[Begin DATA EXTRACT]
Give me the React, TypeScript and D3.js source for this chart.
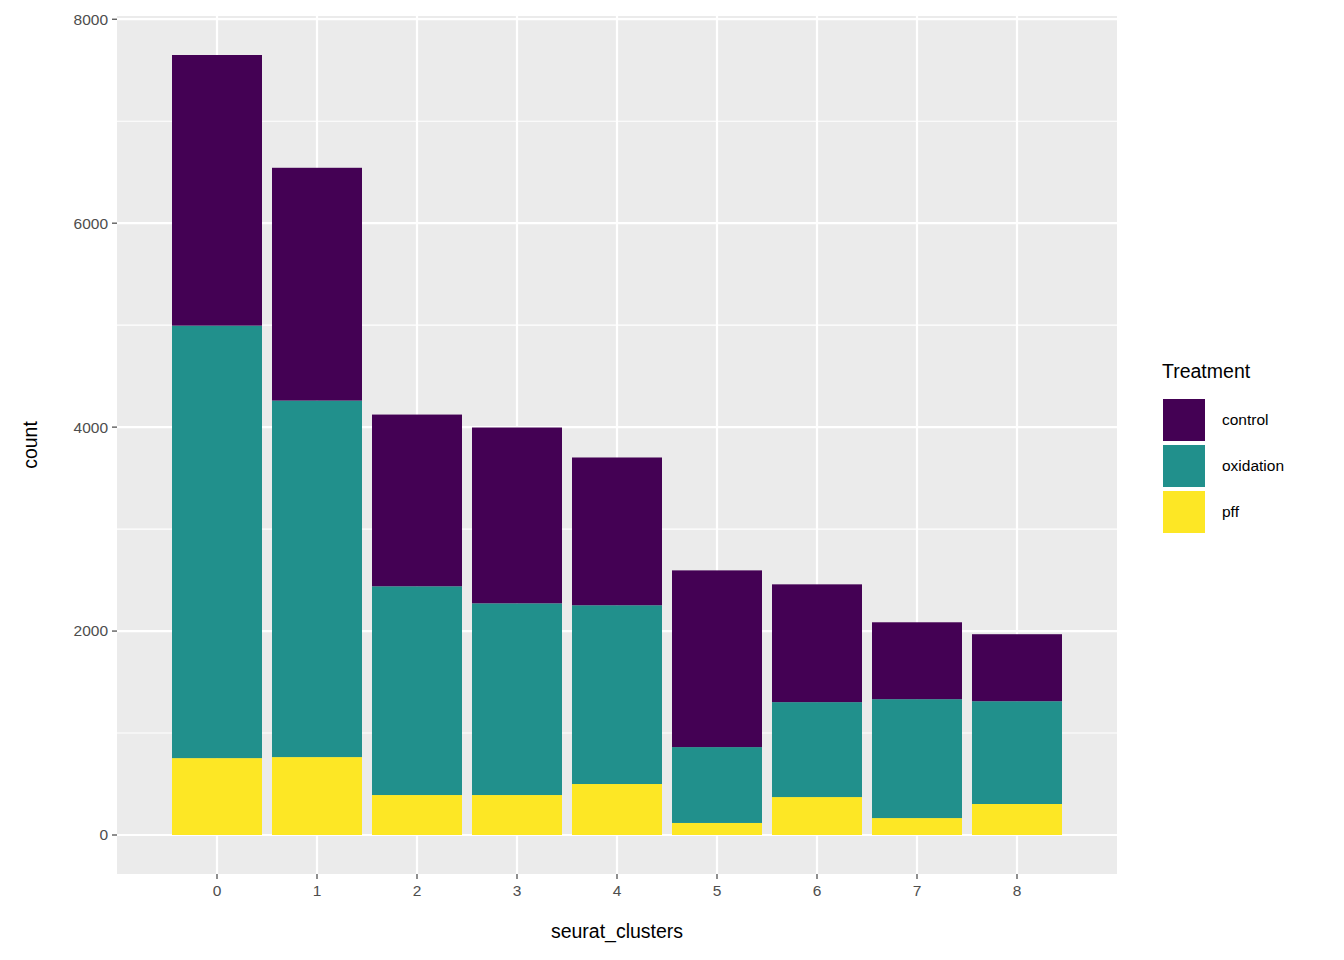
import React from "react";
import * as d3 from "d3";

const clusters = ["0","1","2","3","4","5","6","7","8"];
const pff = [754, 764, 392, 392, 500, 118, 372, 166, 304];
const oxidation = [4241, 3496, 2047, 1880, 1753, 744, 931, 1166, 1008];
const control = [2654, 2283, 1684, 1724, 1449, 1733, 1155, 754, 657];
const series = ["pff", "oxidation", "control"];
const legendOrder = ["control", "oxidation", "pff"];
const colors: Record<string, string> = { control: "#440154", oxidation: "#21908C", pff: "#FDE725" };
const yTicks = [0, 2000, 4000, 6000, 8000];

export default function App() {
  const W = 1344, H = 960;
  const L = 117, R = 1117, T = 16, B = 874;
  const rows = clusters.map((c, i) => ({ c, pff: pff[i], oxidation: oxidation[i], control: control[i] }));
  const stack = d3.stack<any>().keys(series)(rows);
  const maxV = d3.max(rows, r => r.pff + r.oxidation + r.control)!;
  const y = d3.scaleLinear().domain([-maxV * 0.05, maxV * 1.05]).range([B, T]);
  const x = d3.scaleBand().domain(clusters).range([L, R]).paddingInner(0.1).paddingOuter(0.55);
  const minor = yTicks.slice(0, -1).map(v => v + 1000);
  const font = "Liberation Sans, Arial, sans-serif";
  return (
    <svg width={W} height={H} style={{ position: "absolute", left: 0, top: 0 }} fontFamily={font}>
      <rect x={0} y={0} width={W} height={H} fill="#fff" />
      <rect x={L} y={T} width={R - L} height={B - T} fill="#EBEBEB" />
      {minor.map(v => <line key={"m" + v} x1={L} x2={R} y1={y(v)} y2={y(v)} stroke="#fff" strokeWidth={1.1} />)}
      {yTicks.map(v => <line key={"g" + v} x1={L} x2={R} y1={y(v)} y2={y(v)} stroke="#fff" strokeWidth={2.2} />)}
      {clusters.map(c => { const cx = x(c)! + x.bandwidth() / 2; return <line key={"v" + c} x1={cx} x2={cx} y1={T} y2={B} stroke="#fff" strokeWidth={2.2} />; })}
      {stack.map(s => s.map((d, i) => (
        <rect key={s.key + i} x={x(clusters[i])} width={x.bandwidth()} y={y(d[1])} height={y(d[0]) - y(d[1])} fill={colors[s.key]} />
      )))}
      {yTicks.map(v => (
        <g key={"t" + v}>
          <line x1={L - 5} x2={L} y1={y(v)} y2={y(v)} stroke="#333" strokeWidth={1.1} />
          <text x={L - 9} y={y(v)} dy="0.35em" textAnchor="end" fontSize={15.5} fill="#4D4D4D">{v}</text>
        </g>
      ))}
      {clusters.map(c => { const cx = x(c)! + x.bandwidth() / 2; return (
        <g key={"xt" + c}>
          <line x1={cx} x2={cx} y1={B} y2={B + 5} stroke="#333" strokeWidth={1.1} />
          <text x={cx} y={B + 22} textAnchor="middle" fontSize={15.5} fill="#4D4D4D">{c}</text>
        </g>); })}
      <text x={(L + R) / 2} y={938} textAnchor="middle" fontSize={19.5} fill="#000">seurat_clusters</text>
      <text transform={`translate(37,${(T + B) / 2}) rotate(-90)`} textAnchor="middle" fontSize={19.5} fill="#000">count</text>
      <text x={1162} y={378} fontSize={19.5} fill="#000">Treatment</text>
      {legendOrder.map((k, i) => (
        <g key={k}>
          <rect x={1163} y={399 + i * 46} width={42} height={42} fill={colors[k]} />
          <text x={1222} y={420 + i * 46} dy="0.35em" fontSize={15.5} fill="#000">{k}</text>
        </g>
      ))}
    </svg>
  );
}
[End DATA EXTRACT]
EXERCISE — Write out an exact copy of the listing, first line through the line containing "const yTicks = [0, 2000, 4000, 6000, 8000];", with the pictures left out.

SOLUTION —
Give me the React, TypeScript and D3.js source for this chart.
import React from "react";
import * as d3 from "d3";

const clusters = ["0","1","2","3","4","5","6","7","8"];
const pff = [754, 764, 392, 392, 500, 118, 372, 166, 304];
const oxidation = [4241, 3496, 2047, 1880, 1753, 744, 931, 1166, 1008];
const control = [2654, 2283, 1684, 1724, 1449, 1733, 1155, 754, 657];
const series = ["pff", "oxidation", "control"];
const legendOrder = ["control", "oxidation", "pff"];
const colors: Record<string, string> = { control: "#440154", oxidation: "#21908C", pff: "#FDE725" };
const yTicks = [0, 2000, 4000, 6000, 8000];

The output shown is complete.